→ **WHAT IS REQUIRED**
Write out the data below exactly as given, without any of its pictures.

===== SUPPLIED INFORMATION

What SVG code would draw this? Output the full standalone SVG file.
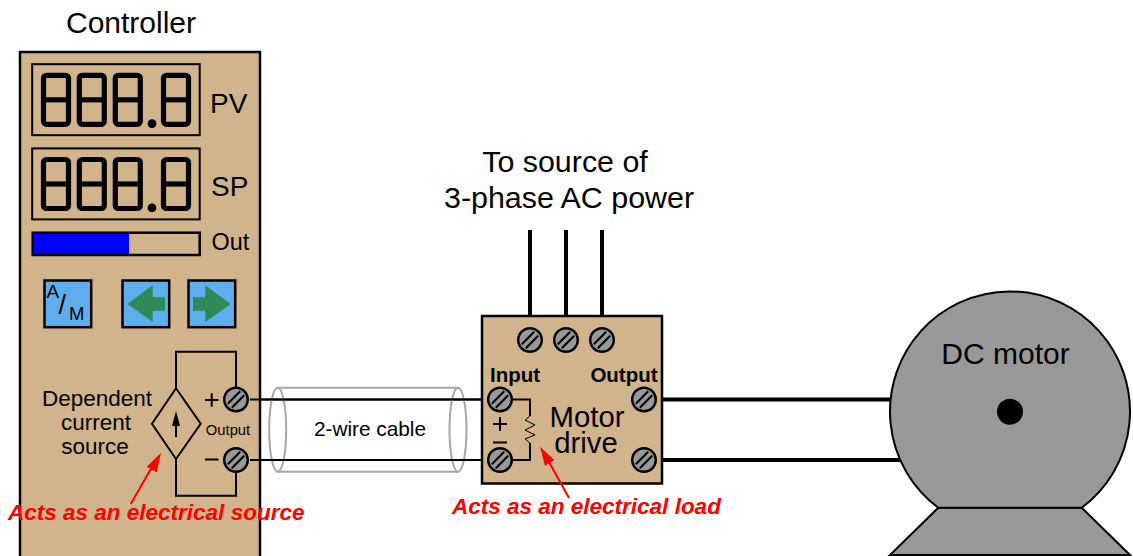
<svg xmlns="http://www.w3.org/2000/svg" xmlns:xlink="http://www.w3.org/1999/xlink" width="1133" height="556" viewBox="0 0 1133 556">
<style>
text{font-family:"Liberation Sans",Arial,sans-serif;fill:#000}
.body{fill:#d2b48c;stroke:#000;stroke-width:2.5}
.frame{fill:none;stroke:#000;stroke-width:2}
.seg{fill:none;stroke:#000;stroke-width:5.2;stroke-linejoin:round}
.btn{fill:#5eaeee;stroke:#000;stroke-width:2.5}
.arr{fill:#2e8b57}
.w{fill:none;stroke:#000;stroke-width:2}
.W{fill:none;stroke:#000;stroke-width:4}
.cab{fill:none;stroke:#a6a6a6;stroke-width:2}
.red{fill:#f00;font-weight:bold;font-style:italic;font-size:22.5px}
.rl{fill:none;stroke:#f00;stroke-width:2}
.rh{fill:#f00}
.b{font-weight:bold;font-size:20.5px}
.mid{text-anchor:middle}
</style>
<defs>
<g id="screw"><circle r="11.8" fill="#999" stroke="#000" stroke-width="2.4"/><path d="M-8.2 4.2L4.2-8.2M-4.2 8.2L8.2-4.2" stroke="#000" stroke-width="2.2" fill="none"/></g>
<g id="digit"><rect x="0" y="0" width="25" height="49" rx="3" class="seg"/><path d="M0 24.5H25" class="seg"/></g>
<g id="readout"><use xlink:href="#digit" x="43.5" y="75.3"/><use xlink:href="#digit" x="79.3" y="75.3"/><use xlink:href="#digit" x="115.3" y="75.3"/><use xlink:href="#digit" x="163.5" y="75.3"/><circle cx="152" cy="123.7" r="4.4"/></g>
</defs>
<g id="connectors">
<path class="W" d="M530 230V335M566 230V335M602 230V335"/>
<path class="W" d="M644 399.5H892M644 460H905"/>
<path class="w" d="M236 399.5H500M236 460H500"/>
</g>
<g id="controller">
<rect class="body" x="20" y="52" width="240" height="506"/>
<rect class="frame" x="32.2" y="64.2" width="167.5" height="71"/>
<use xlink:href="#readout"/>
<rect class="frame" x="32.2" y="148.4" width="167.5" height="71"/>
<use xlink:href="#readout" y="84.2"/>
<rect x="32" y="232.7" width="97" height="22.3" fill="#00f"/>
<rect x="32.7" y="232.7" width="167" height="22.3" fill="none" stroke="#000" stroke-width="2.5"/>
<text x="210" y="113" font-size="28">PV</text>
<text x="211" y="196" font-size="28">SP</text>
<text x="211.5" y="250" font-size="23.4">Out</text>
<text x="131" y="33" font-size="30" class="mid">Controller</text>
<rect class="btn" x="44.5" y="280.5" width="46.7" height="46.7"/>
<text x="46.5" y="298" font-size="19">A</text>
<text x="58.5" y="314" font-size="27">/</text>
<text x="69" y="320" font-size="18.5">M</text>
<rect class="btn" x="122.5" y="280.5" width="46.7" height="46.7"/>
<polygon class="arr" points="127.3,304 152.7,285.3 152.7,297.3 165,297.3 165,310.7 152.7,310.7 152.7,322"/>
<rect class="btn" x="188.5" y="280.5" width="46.7" height="46.7"/>
<polygon class="arr" points="230.7,304 205.3,285.3 205.3,297.3 193,297.3 193,310.7 205.3,310.7 205.3,322"/>
<path class="w" d="M236 399.5V351.7H176V388.3M176 459V495.7H236V460"/>
<polygon points="176,388.3 200.7,423.7 176,459 152,423.7" class="w"/>
<path class="w" d="M176 437V420"/>
<polygon points="176,411 172,426 180,426"/>
<text x="97" y="406" font-size="22.5" class="mid">Dependent</text>
<text x="96" y="430" font-size="22.5" class="mid">current</text>
<text x="95" y="454" font-size="22.5" class="mid">source</text>
<path class="w" d="M205 400H218.5M211.7 393.3V406.7M205 459.5H218.5"/>
<text x="228" y="435" font-size="14.8" class="mid">Output</text>
<use xlink:href="#screw" x="236" y="399.5"/>
<use xlink:href="#screw" x="236" y="460"/>
</g>
<g id="cable">
<ellipse class="cab" cx="277.7" cy="429.7" rx="8.5" ry="42"/>
<ellipse class="cab" cx="458" cy="429.7" rx="8.5" ry="42"/>
<path class="cab" d="M277.7 387.7H458M277.7 471.7H458"/>
<path class="w" d="M250 399.5H490M250 460H490"/>
<text x="370" y="436" font-size="20.8" class="mid">2-wire cable</text>
</g>
<g id="motor-drive">
<rect class="body" x="482" y="316" width="180" height="167.5"/>
<path class="w" d="M500 399.5H530V416M530 443V460H500"/>
<path d="M530 416L525 420L535 425L525 430L535 435L525 439L530 443" fill="none" stroke="#000" stroke-width="1"/>
<use xlink:href="#screw" x="530" y="340"/>
<use xlink:href="#screw" x="566" y="340"/>
<use xlink:href="#screw" x="602" y="340"/>
<use xlink:href="#screw" x="500" y="399.5"/>
<use xlink:href="#screw" x="500" y="460"/>
<use xlink:href="#screw" x="644" y="399.5"/>
<use xlink:href="#screw" x="644" y="460"/>
<text x="515" y="382" class="b mid">Input</text>
<text x="624" y="382" class="b mid">Output</text>
<text x="587" y="427" font-size="29.3" class="mid">Motor</text>
<text x="586" y="453" font-size="29.3" class="mid">drive</text>
<path class="w" d="M493 424H507M500 417V431M493 442.5H507"/>
</g>
<g id="dc-motor">
<polygon points="938.3,507.7 1081.7,507.7 1130,555 890,555" fill="#999" stroke="#000" stroke-width="2"/>
<path d="M938.3 507.7A120 120 0 1 1 1081.7 507.7Z" fill="#999" stroke="#000" stroke-width="2"/>
<circle cx="1010" cy="411.7" r="13"/>
<text x="1005.5" y="364" font-size="30" class="mid">DC motor</text>
</g>
<g id="labels">
<text x="565" y="172" font-size="30.4" class="mid">To source of</text>
<text x="569" y="208" font-size="30.4" class="mid">3-phase AC power</text>
<text x="8" y="520" class="red">Acts as an electrical source</text>
<text x="452" y="514" class="red">Acts as an electrical load</text>
<path class="rl" d="M130.7 504L152 467"/>
<polygon class="rh" points="161,452.7 156.7,472.3 146.7,466.7"/>
<path class="rl" d="M569 498L549 462"/>
<polygon class="rh" points="540,446.7 554.3,460 545,465.7"/>
</g>
</svg>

==========

→ **COMPLETE OUTPUT**
What SVG code would draw this? Output the full standalone SVG file.
<svg xmlns="http://www.w3.org/2000/svg" xmlns:xlink="http://www.w3.org/1999/xlink" width="1133" height="556" viewBox="0 0 1133 556">
<style>
text{font-family:"Liberation Sans",Arial,sans-serif;fill:#000}
.body{fill:#d2b48c;stroke:#000;stroke-width:2.5}
.frame{fill:none;stroke:#000;stroke-width:2}
.seg{fill:none;stroke:#000;stroke-width:5.2;stroke-linejoin:round}
.btn{fill:#5eaeee;stroke:#000;stroke-width:2.5}
.arr{fill:#2e8b57}
.w{fill:none;stroke:#000;stroke-width:2}
.W{fill:none;stroke:#000;stroke-width:4}
.cab{fill:none;stroke:#a6a6a6;stroke-width:2}
.red{fill:#f00;font-weight:bold;font-style:italic;font-size:22.5px}
.rl{fill:none;stroke:#f00;stroke-width:2}
.rh{fill:#f00}
.b{font-weight:bold;font-size:20.5px}
.mid{text-anchor:middle}
</style>
<defs>
<g id="screw"><circle r="11.8" fill="#999" stroke="#000" stroke-width="2.4"/><path d="M-8.2 4.2L4.2-8.2M-4.2 8.2L8.2-4.2" stroke="#000" stroke-width="2.2" fill="none"/></g>
<g id="digit"><rect x="0" y="0" width="25" height="49" rx="3" class="seg"/><path d="M0 24.5H25" class="seg"/></g>
<g id="readout"><use xlink:href="#digit" x="43.5" y="75.3"/><use xlink:href="#digit" x="79.3" y="75.3"/><use xlink:href="#digit" x="115.3" y="75.3"/><use xlink:href="#digit" x="163.5" y="75.3"/><circle cx="152" cy="123.7" r="4.4"/></g>
</defs>
<g id="connectors">
<path class="W" d="M530 230V335M566 230V335M602 230V335"/>
<path class="W" d="M644 399.5H892M644 460H905"/>
<path class="w" d="M236 399.5H500M236 460H500"/>
</g>
<g id="controller">
<rect class="body" x="20" y="52" width="240" height="506"/>
<rect class="frame" x="32.2" y="64.2" width="167.5" height="71"/>
<use xlink:href="#readout"/>
<rect class="frame" x="32.2" y="148.4" width="167.5" height="71"/>
<use xlink:href="#readout" y="84.2"/>
<rect x="32" y="232.7" width="97" height="22.3" fill="#00f"/>
<rect x="32.7" y="232.7" width="167" height="22.3" fill="none" stroke="#000" stroke-width="2.5"/>
<text x="210" y="113" font-size="28">PV</text>
<text x="211" y="196" font-size="28">SP</text>
<text x="211.5" y="250" font-size="23.4">Out</text>
<text x="131" y="33" font-size="30" class="mid">Controller</text>
<rect class="btn" x="44.5" y="280.5" width="46.7" height="46.7"/>
<text x="46.5" y="298" font-size="19">A</text>
<text x="58.5" y="314" font-size="27">/</text>
<text x="69" y="320" font-size="18.5">M</text>
<rect class="btn" x="122.5" y="280.5" width="46.7" height="46.7"/>
<polygon class="arr" points="127.3,304 152.7,285.3 152.7,297.3 165,297.3 165,310.7 152.7,310.7 152.7,322"/>
<rect class="btn" x="188.5" y="280.5" width="46.7" height="46.7"/>
<polygon class="arr" points="230.7,304 205.3,285.3 205.3,297.3 193,297.3 193,310.7 205.3,310.7 205.3,322"/>
<path class="w" d="M236 399.5V351.7H176V388.3M176 459V495.7H236V460"/>
<polygon points="176,388.3 200.7,423.7 176,459 152,423.7" class="w"/>
<path class="w" d="M176 437V420"/>
<polygon points="176,411 172,426 180,426"/>
<text x="97" y="406" font-size="22.5" class="mid">Dependent</text>
<text x="96" y="430" font-size="22.5" class="mid">current</text>
<text x="95" y="454" font-size="22.5" class="mid">source</text>
<path class="w" d="M205 400H218.5M211.7 393.3V406.7M205 459.5H218.5"/>
<text x="228" y="435" font-size="14.8" class="mid">Output</text>
<use xlink:href="#screw" x="236" y="399.5"/>
<use xlink:href="#screw" x="236" y="460"/>
</g>
<g id="cable">
<ellipse class="cab" cx="277.7" cy="429.7" rx="8.5" ry="42"/>
<ellipse class="cab" cx="458" cy="429.7" rx="8.5" ry="42"/>
<path class="cab" d="M277.7 387.7H458M277.7 471.7H458"/>
<path class="w" d="M250 399.5H490M250 460H490"/>
<text x="370" y="436" font-size="20.8" class="mid">2-wire cable</text>
</g>
<g id="motor-drive">
<rect class="body" x="482" y="316" width="180" height="167.5"/>
<path class="w" d="M500 399.5H530V416M530 443V460H500"/>
<path d="M530 416L525 420L535 425L525 430L535 435L525 439L530 443" fill="none" stroke="#000" stroke-width="1"/>
<use xlink:href="#screw" x="530" y="340"/>
<use xlink:href="#screw" x="566" y="340"/>
<use xlink:href="#screw" x="602" y="340"/>
<use xlink:href="#screw" x="500" y="399.5"/>
<use xlink:href="#screw" x="500" y="460"/>
<use xlink:href="#screw" x="644" y="399.5"/>
<use xlink:href="#screw" x="644" y="460"/>
<text x="515" y="382" class="b mid">Input</text>
<text x="624" y="382" class="b mid">Output</text>
<text x="587" y="427" font-size="29.3" class="mid">Motor</text>
<text x="586" y="453" font-size="29.3" class="mid">drive</text>
<path class="w" d="M493 424H507M500 417V431M493 442.5H507"/>
</g>
<g id="dc-motor">
<polygon points="938.3,507.7 1081.7,507.7 1130,555 890,555" fill="#999" stroke="#000" stroke-width="2"/>
<path d="M938.3 507.7A120 120 0 1 1 1081.7 507.7Z" fill="#999" stroke="#000" stroke-width="2"/>
<circle cx="1010" cy="411.7" r="13"/>
<text x="1005.5" y="364" font-size="30" class="mid">DC motor</text>
</g>
<g id="labels">
<text x="565" y="172" font-size="30.4" class="mid">To source of</text>
<text x="569" y="208" font-size="30.4" class="mid">3-phase AC power</text>
<text x="8" y="520" class="red">Acts as an electrical source</text>
<text x="452" y="514" class="red">Acts as an electrical load</text>
<path class="rl" d="M130.7 504L152 467"/>
<polygon class="rh" points="161,452.7 156.7,472.3 146.7,466.7"/>
<path class="rl" d="M569 498L549 462"/>
<polygon class="rh" points="540,446.7 554.3,460 545,465.7"/>
</g>
</svg>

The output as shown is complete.